### AIM:
Starting at the first line of the listing below, retype each line up to and including the one that contains "inVitroEndB, inVitroEndC, inVitroEndD];". Leave pictures out.
== SUPPLIED INFORMATION ==
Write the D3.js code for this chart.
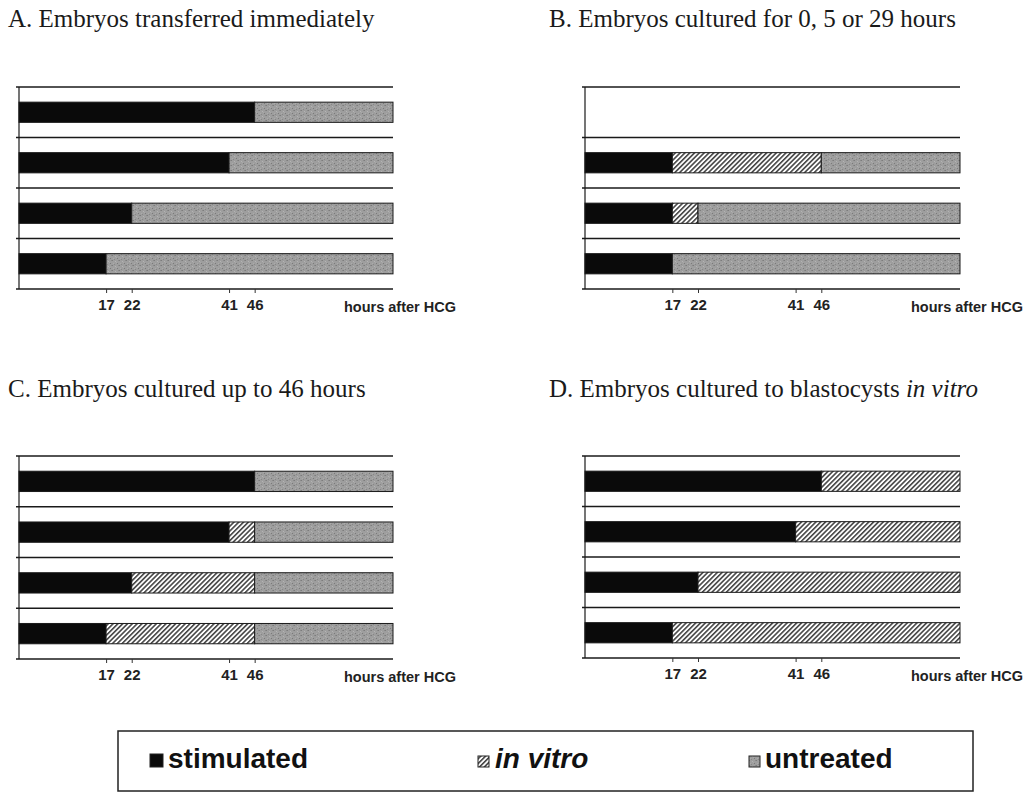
<!DOCTYPE html>
<html>
<head>
<meta charset="utf-8">
<script src="https://cdn.jsdelivr.net/npm/d3@7"></script>
<style>
  html, body { margin: 0; padding: 0; background: #fff; }
  svg { display: block; }
</style>
</head>
<body>
<svg id="chart" width="1026" height="794"></svg>
<script>
// ---------- data ----------
const panelIds = ["A", "B", "C", "D"];
const panelTitles = [
  "A. Embryos transferred immediately",
  "B. Embryos cultured for 0, 5 or 29 hours",
  "C. Embryos cultured up to 46 hours",
  "D. Embryos cultured to blastocysts "
];
const rowIds = ["r1", "r2", "r3", "r4"];
const tickHours = [17, 22, 41, 46];
const axisLabel = "hours after HCG";
const endHour = 73;
// hour at which the stimulated phase ends, per row (top to bottom)
const stimulatedA = [46, 41, 22, 17];
const stimulatedB = [null, 17, 17, 17];
const stimulatedC = [46, 41, 22, 17];
const stimulatedD = [46, 41, 22, 17];
// hour at which the in vitro phase ends (untreated afterwards until endHour)
const inVitroEndA = [46, 41, 22, 17];
const inVitroEndB = [null, 46, 22, 17];
const inVitroEndC = [46, 46, 46, 46];
const inVitroEndD = [73, 73, 73, 73];
const legendLabels = ["stimulated", "in vitro", "untreated"];

const stimulated = [stimulatedA, stimulatedB, stimulatedC, stimulatedD];
const inVitroEnd = [inVitroEndA, inVitroEndB, inVitroEndC, inVitroEndD];

// ---------- layout ----------
const layout = [
  { x0: 19,  x1: 393, y0: 87,  y1: 289, tx: 8,   ty: 27 },
  { x0: 585, x1: 960, y0: 87,  y1: 289, tx: 549, ty: 27 },
  { x0: 19,  x1: 393, y0: 456, y1: 659, tx: 8,   ty: 397 },
  { x0: 585, x1: 960, y0: 456, y1: 658, tx: 549, ty: 397 }
];

const svg = d3.select("#chart");
const defs = svg.append("defs");

// hatch pattern for in vitro
const hatch = defs.append("pattern")
  .attr("id", "hatch").attr("patternUnits", "userSpaceOnUse")
  .attr("width", 3.4).attr("height", 3.4)
  .attr("patternTransform", "rotate(45)");
hatch.append("rect").attr("width", 3.4).attr("height", 3.4).attr("fill", "#fff");
hatch.append("line").attr("x1", 0.8).attr("y1", 0).attr("x2", 0.8).attr("y2", 3.4)
  .attr("stroke", "#2a2a2a").attr("stroke-width", 1.4);

// speckled gray pattern for untreated (fixed texture)
const speck = defs.append("pattern")
  .attr("id", "speck").attr("patternUnits", "userSpaceOnUse")
  .attr("width", 7).attr("height", 5);
speck.append("rect").attr("width", 7).attr("height", 5).attr("fill", "#9e9e9e");
[[0,0,"#7c7c7c"],[3,1,"#b4b4b4"],[5,3,"#7a7a7a"],[1,3,"#ababab"],[6,0,"#8a8a8a"],[2,4,"#878787"],[4,2,"#a9a9a9"]]
  .forEach(([x, y, c]) => speck.append("rect").attr("x", x).attr("y", y)
    .attr("width", 1).attr("height", 1).attr("fill", c));

const fills = { stimulated: "#0a0a0a", invitro: "url(#hatch)", untreated: "url(#speck)" };

panelIds.forEach((pid, pi) => {
  const L = layout[pi];
  const g = svg.append("g").attr("class", "panel-" + pid);

  const x = d3.scaleLinear().domain([0, endHour]).range([L.x0, L.x1]);
  const rowBand = d3.scaleBand().domain(rowIds).range([L.y0, L.y1]).padding(0);
  const barBand = d3.scaleBand().domain(rowIds).range([L.y0, L.y1])
    .paddingInner(0.6).paddingOuter(0.3);

  // title
  const t = g.append("text").attr("x", L.tx).attr("y", L.ty)
    .attr("font-family", "'Liberation Serif', 'Times New Roman', serif")
    .attr("font-size", 25).attr("fill", "#1a1a1a")
    .text(panelTitles[pi]);
  if (pid === "D") t.append("tspan").attr("font-style", "italic").text("in vitro");

  // horizontal grid lines at row boundaries
  const bounds = rowIds.map(r => rowBand(r)).concat([L.y1]);
  g.selectAll("line.grid").data(bounds).join("line")
    .attr("class", "grid")
    .attr("x1", L.x0 - 3).attr("x2", L.x1)
    .attr("y1", d => d).attr("y2", d => d)
    .attr("stroke", "#1a1a1a").attr("stroke-width", 1.4);

  // vertical axis
  g.append("line").attr("x1", L.x0).attr("x2", L.x0)
    .attr("y1", L.y0).attr("y2", L.y1)
    .attr("stroke", "#1a1a1a").attr("stroke-width", 1.2);

  // bars
  rowIds.forEach((r, ri) => {
    const s = stimulated[pi][ri];
    const v = inVitroEnd[pi][ri];
    if (s === null) return;
    const segs = [
      { a: 0, b: s, k: "stimulated" },
      { a: s, b: v, k: "invitro" },
      { a: v, b: endHour, k: "untreated" }
    ].filter(d => d.b > d.a);
    g.selectAll(null).data(segs).join("rect")
      .attr("x", d => x(d.a)).attr("width", d => x(d.b) - x(d.a))
      .attr("y", barBand(r)).attr("height", barBand.bandwidth())
      .attr("fill", d => fills[d.k])
      .attr("stroke", "#1a1a1a").attr("stroke-width", 1);
  });

  // bottom ticks and labels
  const axis = d3.axisBottom(x).tickValues(tickHours).tickSize(4).tickPadding(6);
  const ag = g.append("g").attr("transform", `translate(0,${L.y1})`).call(axis);
  ag.select(".domain").remove();
  ag.selectAll(".tick line").attr("stroke", "#333").attr("stroke-width", 1);
  ag.selectAll(".tick text")
    .attr("font-family", "'Liberation Sans', Arial, sans-serif")
    .attr("font-weight", "bold").attr("font-size", 15).attr("fill", "#222");

  g.append("text").attr("x", L.x1 + 63).attr("y", L.y1 + 23)
    .attr("text-anchor", "end")
    .attr("font-family", "'Liberation Sans', Arial, sans-serif")
    .attr("font-weight", "bold").attr("font-size", 14.5).attr("fill", "#222")
    .text(axisLabel);
});

// ---------- legend ----------
const lg = svg.append("g").attr("class", "legend");
lg.append("rect").attr("x", 118).attr("y", 731).attr("width", 855).attr("height", 60)
  .attr("fill", "#fff").attr("stroke", "#222").attr("stroke-width", 1.5);

const legendItems = [
  { label: legendLabels[0], fill: fills.stimulated, mx: 150, ms: 13, tx: 168, italic: false },
  { label: legendLabels[1], fill: fills.invitro, mx: 478, ms: 11, tx: 495, italic: true },
  { label: legendLabels[2], fill: fills.untreated, mx: 749, ms: 11, tx: 765, italic: false }
];
legendItems.forEach(it => {
  lg.append("rect").attr("x", it.mx).attr("y", 767 - it.ms).attr("width", it.ms).attr("height", it.ms)
    .attr("fill", it.fill).attr("stroke", "#222").attr("stroke-width", 1);
  lg.append("text").attr("x", it.tx).attr("y", 768)
    .attr("font-family", "'Liberation Sans', Arial, sans-serif")
    .attr("font-weight", "bold").attr("font-size", 28)
    .attr("font-style", it.italic ? "italic" : "normal")
    .attr("fill", "#111").text(it.label);
});
</script>
</body>
</html>
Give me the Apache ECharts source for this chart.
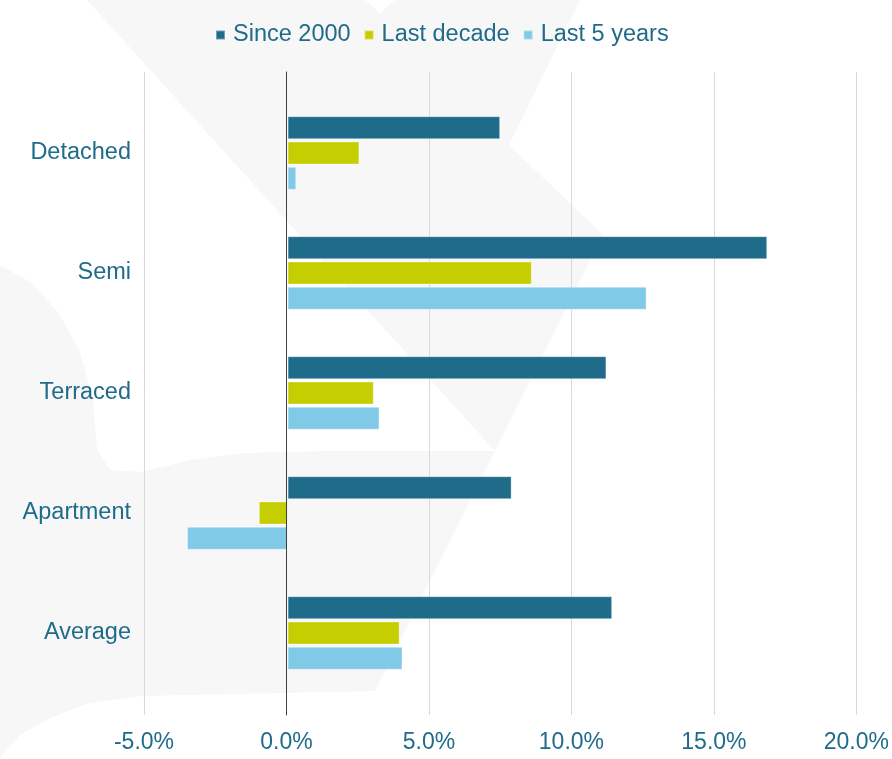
<!DOCTYPE html>
<html>
<head>
<meta charset="utf-8">
<script src="https://cdn.jsdelivr.net/npm/echarts@6/dist/echarts.min.js"></script>
<style>
html,body{margin:0;padding:0;background:#ffffff;}
#chart{width:892px;height:759px;}
</style>
</head>
<body>
<div id="chart"></div>
<script>
const categories = ['Detached', 'Semi', 'Terraced', 'Apartment', 'Average'];
const since2000 = [7.4, 16.7, 11.1, 7.8, 11.3];
const lastDecade = [2.5, 8.5, 3.0, -1.0, 3.9];
const last5Years = [0.3, 12.5, 3.2, -3.5, 4.0];
const seriesNames = ['Since 2000', 'Last decade', 'Last 5 years'];
const xTicks = { min: -5, max: 20, interval: 5 };

const TEXT = '#1f6b8a';
const FONT = "'Liberation Sans', Arial, sans-serif";
const COLORS = ['#1f6b8a', '#c4ce00', '#80cae8'];

const chart = echarts.init(document.getElementById('chart'), null, { renderer: 'canvas' });

const bg = '#f7f7f7';
const option = {
  backgroundColor: '#ffffff',
  animation: false,
  textStyle: { fontFamily: FONT },
  graphic: [{
    type: 'polygon',
    z: -10,
    silent: true,
    shape: {
      points: [
        [87, 0], [365, 0], [380, 14], [395, 0], [580, 0], [509, 145], [603, 235],
        [375, 691], [142, 696], [90, 703], [50, 718], [20, 735], [0, 758],
        [0, 265], [30, 282], [58, 312], [80, 352], [93, 400], [97, 450],
        [110, 470], [142, 472], [190, 460], [245, 453], [330, 451], [495, 451]
      ]
    },
    style: { fill: bg }
  }],
  legend: {
    data: seriesNames,
    top: 18,
    left: 210,
    icon: 'rect',
    itemWidth: 9,
    itemHeight: 9,
    itemGap: 13,
    textStyle: { color: TEXT, fontSize: 23.5, fontFamily: FONT, padding: [0, 0, 0, 3] }
  },
  grid: [
    { left: 144, right: 30, top: 72, height: 643 },
    { left: 144, right: 30, top: 93, height: 600 }
  ],
  xAxis: [
    {
      gridIndex: 0, type: 'value', min: xTicks.min, max: xTicks.max, interval: xTicks.interval,
      axisLine: { show: false }, axisTick: { show: false },
      splitLine: { show: true, lineStyle: { color: '#d9d9d9', width: 1 } },
      axisLabel: {
        color: TEXT, fontSize: 23, fontFamily: FONT, margin: 16,
        formatter: v => v.toFixed(1) + '%'
      }
    },
    {
      gridIndex: 1, type: 'value', min: xTicks.min, max: xTicks.max, interval: xTicks.interval,
      show: false
    }
  ],
  yAxis: [
    {
      gridIndex: 0, type: 'value', min: 0, max: 1, z: 5,
      axisLine: { show: true, onZero: true, lineStyle: { color: '#404040', width: 1 } },
      axisTick: { show: false }, axisLabel: { show: false }, splitLine: { show: false }
    },
    {
      gridIndex: 1, type: 'category', data: categories, inverse: true,
      axisLine: { show: false, onZero: false }, axisTick: { show: false },
      splitLine: { show: false },
      axisLabel: { color: TEXT, fontSize: 23.5, fontFamily: FONT, margin: 13 }
    }
  ],
  series: [
    { name: seriesNames[0], data: since2000 },
    { name: seriesNames[1], data: lastDecade },
    { name: seriesNames[2], data: last5Years }
  ].map((s, i) => ({
    type: 'bar',
    name: s.name,
    data: s.data,
    xAxisIndex: 1,
    yAxisIndex: 1,
    barWidth: 23,
    barGap: '10%',
    itemStyle: { color: COLORS[i], borderColor: 'rgba(255,255,255,0.35)', borderWidth: 1 }
  }))
};
chart.setOption(option);
</script>
</body>
</html>
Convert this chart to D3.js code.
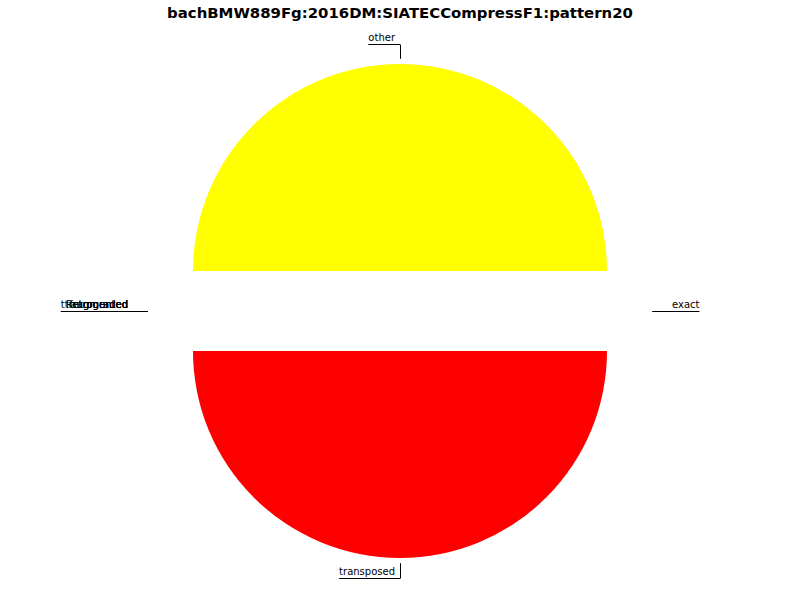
<!DOCTYPE html>
<html>
<head>
<meta charset="utf-8">
<script src="https://cdn.jsdelivr.net/npm/d3@7"></script>
<style>
  body { margin: 0; background: #fff; }
  text { font-family: "DejaVu Sans", sans-serif; }
</style>
</head>
<body>
<svg id="chart" width="800" height="600"></svg>
<script>
// pattern categories, in pie order (counterclockwise from 3 o'clock)
const labels = ["exact", "other", "ttretrograded", "Retrograded", "augmented", "fragmented", "transposed"];
const values = [0, 1, 0, 0, 0, 0, 1];
const colors = ["#1f77b4", "#ffff00", "#2ca02c", "#d62728", "#9467bd", "#8c564b", "#ff0000"];
const title = "bachBMW889Fg:2016DM:SIATECCompressF1:pattern20";

const svg = d3.select("#chart"),
  cx = 400,
  cy = 311,
  radius = 207,
  explode = 40;

const data = labels.map((l, i) => ({ label: l, value: values[i], color: colors[i] }));

// d3 angles run clockwise from 12 o'clock; go counterclockwise from 3 o'clock
const pie = d3
  .pie()
  .sort(null)
  .value((d) => d.value)
  .startAngle(Math.PI / 2)
  .endAngle(Math.PI / 2 - 2 * Math.PI);

const arc = d3.arc().innerRadius(0).outerRadius(radius);
const arcs = pie(data);

arcs.forEach((a) => {
  const m = (a.startAngle + a.endAngle) / 2;
  a.dx = Math.sin(m);
  a.dy = -Math.cos(m);
  if (Math.abs(a.dx) < 1e-9) a.dx = 0;
  if (Math.abs(a.dy) < 1e-9) a.dy = 0;
});

svg
  .append("g")
  .selectAll("path")
  .data(arcs.filter((a) => a.value > 0))
  .join("path")
  .attr("transform", (a) => `translate(${cx + explode * a.dx},${cy + explode * a.dy})`)
  .attr("d", arc)
  .attr("fill", (a) => a.data.color);

// labels with elbow connectors
const lab = svg.append("g");
arcs.forEach((a) => {
  const px = cx + (explode + radius * 1.025) * a.dx,
    py = cy + (explode + radius * 1.025) * a.dy;
  let elbowY, tx, anchor;
  if (a.dx === 0) {
    elbowY = cy + radius * 1.29 * a.dy;
    tx = px - 5;
    anchor = "end";
  } else {
    elbowY = py;
    tx = cx + radius * 1.314 * Math.sign(a.dx);
    anchor = a.dx > 0 ? "start" : "end";
  }
  const t = lab
    .append("text")
    .attr("x", tx)
    .attr("y", elbowY - 3)
    .attr("text-anchor", anchor)
    .attr("font-size", "10px")
    .attr("fill", "#000")
    .text(a.data.label);
  const w = t.node().getComputedTextLength();
  const left = anchor === "end" ? tx - w : tx,
    right = anchor === "end" ? tx : tx + w;
  const x0 = Math.min(left, px),
    x1 = Math.max(right, px);
  lab
    .append("path")
    .attr("d", `M${x0},${Math.round(elbowY) + 0.5}H${x1}` +
      (a.dx === 0 ? `M${Math.round(px) + 0.5},${Math.round(elbowY) + 0.5}V${py}` : ""))
    .attr("fill", "none")
    .attr("stroke", "#000")
    .attr("stroke-width", 1);
});

svg
  .append("text")
  .attr("x", 400)
  .attr("y", 18)
  .attr("text-anchor", "middle")
  .attr("font-size", "14.9px")
  .attr("font-weight", "bold")
  .text(title);
</script>
</body>
</html>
===
### EXERCISE RESPONSE:
Write the D3.js code for this chart.
<!DOCTYPE html>
<html>
<head>
<meta charset="utf-8">
<script src="https://cdn.jsdelivr.net/npm/d3@7"></script>
<style>
  html, body { margin: 0; padding: 0; background: #fff; }
  svg { display: block; }
</style>
</head>
<body>
<svg id="chart" width="1026" height="794"></svg>
<script>
// ---------- data ----------
const panelIds = ["A", "B", "C", "D"];
const panelTitles = [
  "A. Embryos transferred immediately",
  "B. Embryos cultured for 0, 5 or 29 hours",
  "C. Embryos cultured up to 46 hours",
  "D. Embryos cultured to blastocysts "
];
const rowIds = ["r1", "r2", "r3", "r4"];
const tickHours = [17, 22, 41, 46];
const axisLabel = "hours after HCG";
const endHour = 73;
// hour at which the stimulated phase ends, per row (top to bottom)
const stimulatedA = [46, 41, 22, 17];
const stimulatedB = [null, 17, 17, 17];
const stimulatedC = [46, 41, 22, 17];
const stimulatedD = [46, 41, 22, 17];
// hour at which the in vitro phase ends (untreated afterwards until endHour)
const inVitroEndA = [46, 41, 22, 17];
const inVitroEndB = [null, 46, 22, 17];
const inVitroEndC = [46, 46, 46, 46];
const inVitroEndD = [73, 73, 73, 73];
const legendLabels = ["stimulated", "in vitro", "untreated"];

const stimulated = [stimulatedA, stimulatedB, stimulatedC, stimulatedD];
const inVitroEnd = [inVitroEndA, inVitroEndB, inVitroEndC, inVitroEndD];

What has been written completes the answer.